WIKIPEDIA: "The refrain is based (almost word by word) on an old Australian folk hymn, "Waltzing Matilda", but has little in common with this song apart from this. In the Australian version, the term "Waltzing Matilda" means to roam the roads, to go walk-about. In Waits' version it seems to mean the hapless drinking and roaming of the modern small-time nomadic musician.
The origin of the song is somewhat ambiguous. The most plausible version, the sub-title of the track "Four Sheets to the Wind in Copenhagen", seems to be that it is about a time that Waits spent in Copenhagen in 1976 while on a tour.
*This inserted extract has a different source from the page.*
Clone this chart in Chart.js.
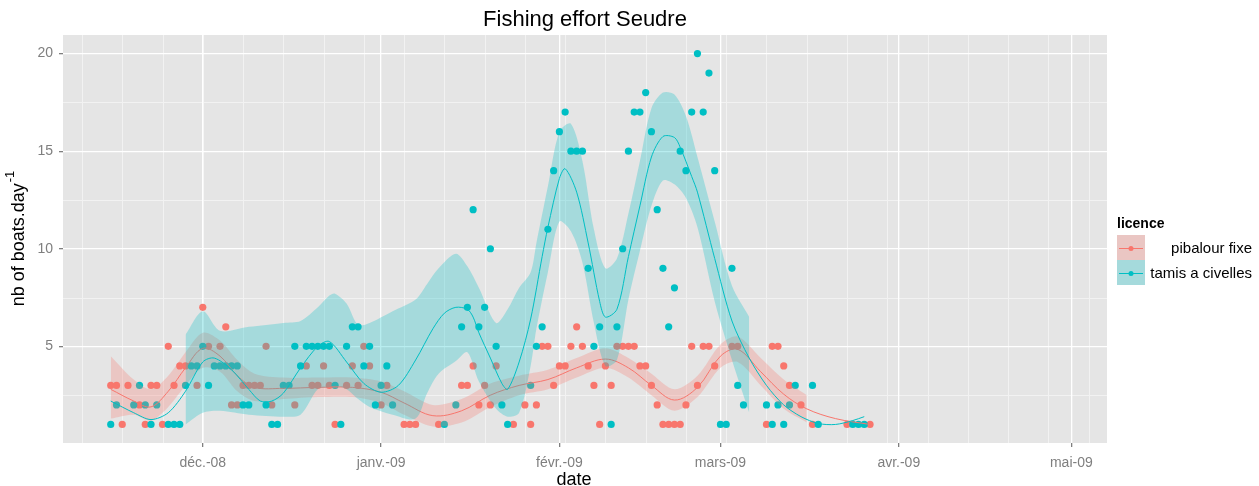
<!DOCTYPE html>
<html>
<head>
<meta charset="utf-8">
<title>Fishing effort Seudre</title>
<script src="https://cdn.jsdelivr.net/npm/chart.js@4.4.1/dist/chart.umd.min.js"></script>
<style>
  html, body { margin: 0; padding: 0; background: #ffffff; }
  #wrap { width: 1259px; height: 486px; }
</style>
</head>
<body>
<div id="wrap"><canvas id="chart" width="1259" height="486"></canvas></div>
<script>
// Days are counted from 1 Dec 2008 (day 0).
const DAY0 = Date.UTC(2008, 11, 1);
const dayOf = s => Math.round((Date.parse(s) - DAY0) / 86400000);

// Axis breaks
const monthDates  = ['2008-12-01', '2009-01-01', '2009-02-01', '2009-03-01', '2009-04-01', '2009-05-01'];
const monthLabels = ['déc.-08', 'janv.-09', 'févr.-09', 'mars-09', 'avr.-09', 'mai-09'];
const yMajor = [5, 10, 15, 20];
const yMinor = [2.5, 7.5, 12.5, 17.5];
const xRange = [-24.3, 157.2];
const yRange = [0.05, 20.95];

// Daily boat counts, licence "pibalour fixe"
const pibalourDay = [-16,-15,-14,-13,-11,-10,-9,-8,-7,-6,-5,-4,-3,-1,0,1,3,4,5,6,
  7,8,9,10,11,12,16,18,19,20,21,22,23,25,26,27,28,29,31,32,
  35,36,37,41,45,46,47,48,49,50,51,54,56,57,58,59,60,61,62,63,
  64,65,66,67,68,69,70,71,72,73,74,75,76,77,78,79,80,81,82,83,
  84,85,86,87,88,89,92,93,98,99,100,101,102,104,106,112,116];
const pibalourBoats = [3,3,1,3,2,1,3,3,1,5,3,4,4,3,7,5,5,6,2,2,
  3,3,3,3,5,2,2,4,3,3,4,3,1,3,4,3,5,4,2,3,
  1,1,1,1,3,3,4,2,3,2,4,1,2,1,2,5,5,3,4,4,
  5,6,5,4,3,1,4,3,5,5,5,5,4,4,3,2,1,1,1,1,
  2,5,3,5,5,4,5,5,1,5,5,4,3,2,1,1,1];

// Daily boat counts, licence "tamis a civelles"
const tamisDay = [-16,-15,-12,-11,-10,-9,-8,-6,-5,-4,-3,-2,-1,0,1,2,3,4,5,6,
  7,8,11,12,13,14,15,16,17,18,19,20,21,22,23,24,25,26,27,28,
  29,30,31,32,33,42,44,45,46,47,48,49,50,51,52,53,57,58,59,60,
  61,62,63,64,65,66,67,68,69,71,72,73,74,75,76,77,78,79,80,81,
  82,83,84,85,86,87,88,89,90,91,92,93,94,98,99,100,101,102,103,106,
  107,113,114,115];
const tamisBoats = [1,2,2,3,2,1,2,1,1,1,3,4,4,5,3,4,4,4,4,4,
  2,2,2,1,1,3,3,5,4,5,5,5,5,5,3,1,5,6,6,4,
  5,2,3,4,2,1,2,6,7,12,6,7,10,5,2,1,3,5,6,11,
  14,16,17,15,15,15,9,5,6,1,6,10,15,17,17,18,16,12,9,6,
  8,15,14,17,20,17,19,14,1,1,9,3,2,2,1,2,1,2,3,3,
  1,1,1,1];

// Smoothed trend and its confidence band, "pibalour fixe"
const pibalourFitDay = [-16,-12,-9,-6,-3,0,3,6,9,14,20,26,31,35,40,45,50,55,60,65,70,74,78,82,86,90,93,97,101,105,110,116];
const pibalourFit    = [2.8,2.2,1.9,2.7,3.9,4.9,4.5,3.5,2.9,2.85,2.9,2.9,2.65,2.1,1.45,1.7,2.5,3.0,3.3,3.9,4.35,3.9,3.0,2.25,2.9,4.5,4.85,3.7,2.55,1.8,1.3,1.0];
const pibalourBandDay = [-16,-12,-9,-6,-3,0,3,6,9,14,20,26,31,35,40,45,50,55,60,65,70,74,78,82,86,90,93,97,101,105];
const pibalourLow     = [1.3,1.5,1.2,1.9,3.0,3.9,3.7,2.7,2.2,2.3,2.4,2.4,2.1,1.5,0.9,1.1,1.9,2.5,2.8,3.4,3.9,3.4,2.5,1.7,2.4,3.9,4.2,3.0,1.8,1.1];
const pibalourHigh    = [4.5,3.3,2.8,3.5,4.7,5.7,5.3,4.3,3.6,3.4,3.4,3.4,3.2,2.7,2.0,2.3,3.1,3.5,3.8,4.4,4.9,4.4,3.6,2.8,3.5,5.1,5.5,4.4,3.3,2.5];

// Smoothed trend and its confidence band, "tamis a civelles"
const tamisFitDay = [-16,-12,-9,-6,-3,0,2,5,8,10,12,14,17,20,22,25,28,31,34,37,
  40,42,44,46,47,48,50,52,53,55,57,59,60,62,63,65,67,69,70,72,
  74,76,78,80,82,83,85,86,89,92,95,98,101,104,107,110,113,115];
const tamisFit = [2.2,1.6,1.25,1.6,2.7,4.2,4.4,3.8,2.8,2.2,2.2,2.6,3.9,5.0,5.25,4.2,3.1,2.65,3.0,4.3,
  5.9,6.7,7.0,6.9,6.5,5.7,4.4,3.1,2.8,4.2,6.4,9.6,11.1,13.6,14.1,12.9,10.3,7.3,6.5,6.9,
  9.6,12.2,14.7,15.75,15.7,15.2,13.7,12.9,9.5,6.3,4.4,3.0,2.0,1.4,1.05,1.0,1.2,1.4];
const tamisBandDay = [-3,0,3,8,14,17,20,22,23,25,27,29,33,37,39,41,44,46,48,51,
  53,55,57,58,60,62,64,66,68,70,72,74,76,78,80,82,84,86,89,92,95];
const tamisLow  = [1.0,1.6,1.7,1.5,1.4,1.5,2.8,2.9,3.0,2.8,2.3,1.9,1.5,1.3,2.6,3.6,4.25,4.7,3.2,1.8,
  1.4,1.6,4.0,5.9,8.8,11.4,10.9,9.3,6.2,4.0,4.3,7.4,9.9,12.2,13.5,13.3,12.6,11.1,7.3,4.3,1.6];
const tamisHigh = [5.6,6.8,5.8,6.0,6.2,6.3,7.0,7.6,7.7,7.2,6.1,6.2,6.8,7.4,8.2,9.0,9.75,9.1,8.0,6.2,
  6.9,8.0,8.8,10.3,13.2,16.0,16.4,14.5,11.0,9.0,9.5,11.8,14.5,17.2,18.0,17.9,16.8,14.7,11.4,8.1,6.5];

const RED = '#F8766D', TEAL = '#00BFC4';
const RED_BAND = 'rgba(248,118,109,0.28)', TEAL_BAND = 'rgba(0,191,196,0.28)';
const FONT = '"Liberation Sans", Arial, sans-serif';

const pts = (xs, ys) => xs.map((x, i) => ({ x, y: ys[i] }));
const band = (xs, ys, color, order, fill) => ({
  type: 'line', data: pts(xs, ys), borderWidth: 0, pointRadius: 0,
  backgroundColor: color, fill, tension: 0.3, order
});

// Week starts (Mondays) for the minor vertical grid
const mondays = [];
for (let d = -21; d <= 154; d += 7) mondays.push(d);

const decor = {
  id: 'decor',
  beforeDraw(chart) {
    const { ctx, chartArea: a, scales: { x, y } } = chart;
    ctx.save();
    ctx.fillStyle = '#E5E5E5';
    ctx.fillRect(a.left, a.top, a.right - a.left, a.bottom - a.top);
    ctx.strokeStyle = '#F2F2F2';
    ctx.lineWidth = 1;
    ctx.beginPath();
    yMinor.forEach(v => { const p = Math.round(y.getPixelForValue(v)) + 0.5; ctx.moveTo(a.left, p); ctx.lineTo(a.right, p); });
    mondays.forEach(v => { const p = Math.round(x.getPixelForValue(v)) + 0.5; if (p > a.left && p < a.right) { ctx.moveTo(p, a.top); ctx.lineTo(p, a.bottom); } });
    ctx.stroke();
    ctx.restore();
  },
  afterDraw(chart) {
    const { ctx, chartArea: a } = chart;
    ctx.save();
    // title
    ctx.fillStyle = '#000';
    ctx.textAlign = 'center';
    ctx.textBaseline = 'middle';
    ctx.font = '22px ' + FONT;
    ctx.fillText('Fishing effort Seudre', (a.left + a.right) / 2, 20);
    // x title
    ctx.font = '18px ' + FONT;
    ctx.fillText('date', (a.left + a.right) / 2 - 11, 480);
    // y title with superscript
    ctx.translate(19, (a.top + a.bottom) / 2);
    ctx.rotate(-Math.PI / 2);
    const main = 'nb of boats.day';
    ctx.font = '13px ' + FONT;
    const supW = ctx.measureText('-1').width;
    ctx.font = '18px ' + FONT;
    const mainW = ctx.measureText(main).width;
    const x0 = -(mainW + supW) / 2;
    ctx.textAlign = 'left';
    ctx.fillText(main, x0, 0);
    ctx.font = '13px ' + FONT;
    ctx.fillText('-1', x0 + mainW + 1, -9);
    ctx.restore();

    // legend
    ctx.save();
    ctx.textBaseline = 'middle';
    ctx.font = 'bold 14px ' + FONT;
    ctx.fillStyle = '#000';
    ctx.textAlign = 'left';
    ctx.fillText('licence', 1117, 224);
    const keys = [
      { label: 'pibalour fixe', color: RED, fill: RED_BAND, y: 235 },
      { label: 'tamis a civelles', color: TEAL, fill: TEAL_BAND, y: 260 }
    ];
    keys.forEach(k => {
      ctx.fillStyle = '#E5E5E5';
      ctx.fillRect(1117, k.y, 28, 25);
      ctx.fillStyle = k.fill;
      ctx.fillRect(1117, k.y, 28, 25);
      ctx.strokeStyle = k.color;
      ctx.lineWidth = 1;
      ctx.beginPath();
      ctx.moveTo(1119, k.y + 13.5); ctx.lineTo(1143, k.y + 13.5);
      ctx.stroke();
      ctx.fillStyle = k.color;
      ctx.beginPath();
      ctx.arc(1131, k.y + 13.5, 2.5, 0, Math.PI * 2);
      ctx.fill();
      ctx.fillStyle = '#000';
      ctx.font = '15px ' + FONT;
      ctx.textAlign = 'right';
      ctx.fillText(k.label, 1252, k.y + 13.5);
    });
    ctx.restore();
  }
};

new Chart(document.getElementById('chart'), {
  type: 'scatter',
  data: {
    datasets: [
      { label: 'pibalour fixe', data: pts(pibalourDay, pibalourBoats), backgroundColor: RED, borderWidth: 0, pointRadius: 3.6, order: 6 },
      { label: 'tamis a civelles', data: pts(tamisDay, tamisBoats), backgroundColor: TEAL, borderWidth: 0, pointRadius: 3.6, order: 5 },
      band(pibalourBandDay, pibalourHigh, RED_BAND, 4, '+1'),
      band(pibalourBandDay, pibalourLow, RED_BAND, 4, false),
      { type: 'line', data: pts(pibalourFitDay, pibalourFit), borderColor: RED, borderWidth: 1, pointRadius: 0, tension: 0.35, fill: false, order: 3 },
      band(tamisBandDay, tamisHigh, TEAL_BAND, 2, '+1'),
      band(tamisBandDay, tamisLow, TEAL_BAND, 2, false),
      { type: 'line', data: pts(tamisFitDay, tamisFit), borderColor: TEAL, borderWidth: 1, pointRadius: 0, tension: 0.3, fill: false, order: 1 }
    ]
  },
  options: {
    responsive: false,
    animation: false,
    events: [],
    layout: { padding: { top: 35, right: 152, bottom: 0, left: 0 } },
    plugins: { legend: { display: false }, tooltip: { enabled: false }, title: { display: false } },
    scales: {
      x: {
        type: 'linear', min: xRange[0], max: xRange[1],
        afterBuildTicks: s => { s.ticks = monthDates.map(d => ({ value: dayOf(d) })); },
        afterFit: s => { s.height = 43; },
        ticks: {
          autoSkip: false, maxRotation: 0, padding: 8,
          color: '#7F7F7F', font: { family: FONT, size: 14 },
          callback: (v, i) => monthLabels[i]
        },
        grid: { color: '#FFFFFF', lineWidth: 1.3, tickLength: 4, tickColor: '#7F7F7F' },
        border: { display: false }
      },
      y: {
        type: 'linear', min: yRange[0], max: yRange[1],
        afterBuildTicks: s => { s.ticks = yMajor.map(v => ({ value: v })); },
        afterFit: s => { s.width = 63; },
        ticks: { padding: 6, color: '#7F7F7F', font: { family: FONT, size: 14 }, callback: v => String(v) },
        grid: { color: '#FFFFFF', lineWidth: 1.3, tickLength: 4, tickColor: '#7F7F7F' },
        border: { display: false }
      }
    }
  },
  plugins: [decor]
});
</script>
</body>
</html>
There, he apparently met Danish singer Mathilde Bondo. In a 1998 radio interview, she confirmed that she met Waits and that they spent a night on the town together. This is also confirmed by Peter Sander. This version of the origin of the song is thus supported by the subtitle, the use of the name "Mathilda" (though spelt differently from the potential real-world inspiration) and the fact that Waits has on occasion introduced the song as "a song about throwing up in another country".
In an interview on NPR's World Cafe, aired December 15th 2006, Tom Waits states that Tom Traubert was a 'friend of a friend' that died in prison"
Can someone explain the meaning of this song??
I heard from an aussie once that "Waltzing Matilda" is their cops way of saying "lets take a little walk to the police station" this has become a little in-joke in my family.
I love this song. I remember also my mum and dad telling me that there were Thunder tanks in WW" that were called "Waltzing Matildas" They were big and cumbersome, so they "waltzed a bit when they were driven." Kind of makes you think that the line "Matilda's a defendant, she killed about a hundred, that it could mean the "Waltzing Matilda Tank killing soldiers.